# The Unofficial Organics Help and Info Thread...



## Mr.Wakenbake (Apr 14, 2007)

I hope that there wasn't one of these already....

But since right now we dont' have an organics section, we need somewhere to post. So let's get a roll call first, who here is organic/semi organic?

Please anyone feel free to start this thread off with a question, soil recipe, nutrient teas/guano/ amendment recipes, ect,ect.

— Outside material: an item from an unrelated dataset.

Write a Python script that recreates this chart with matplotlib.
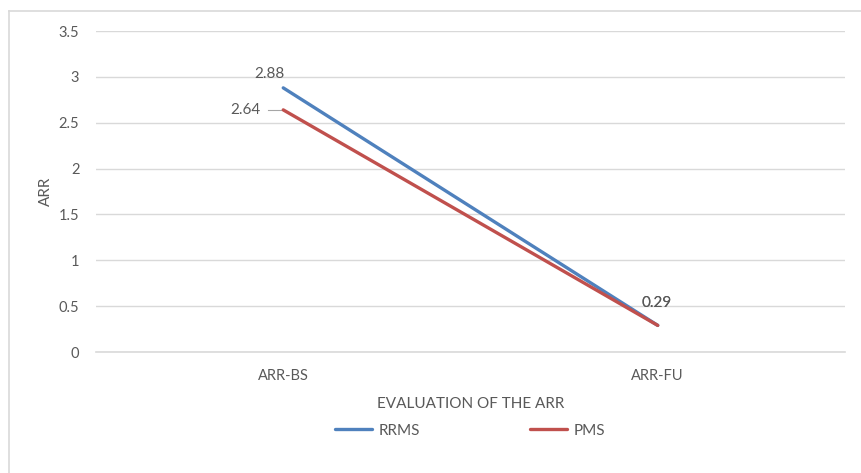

If you got a question about organics, feel free to ask em here, and we'll all help as much as you let us .


----------



## indiglo (Apr 14, 2007)

I try to go 100% organic. Lack of funds sometimes puts a damper on that.  The tastes you get from organically grown is much better!

All Natural Baby!!


----------



## kindphriend (Apr 14, 2007)

All organics here! Right now my soil mix is: Vermiculite, peat moss, spaghnum peat, and High P bat guano.  The fertilizers I use are the following: Organic-B (an organic compound of B vitamins which is good for feeding the microorganisms that are in the soil), Organic Iguana Juice from Advanced Nutrients (a mix of kelp, volcanic ash, and many other organic goodies) which is high in K, also I use a puree of strawberries, bananas, sugar cane molasses, and pineapple juice for sugars, which is also good for the micro organisms that live in the soil.

I really enjoy the flavor of MJ and the only way to get a quality sweet flavor with your grows, IMO, is through soil and organics.  Mouthwatering!


----------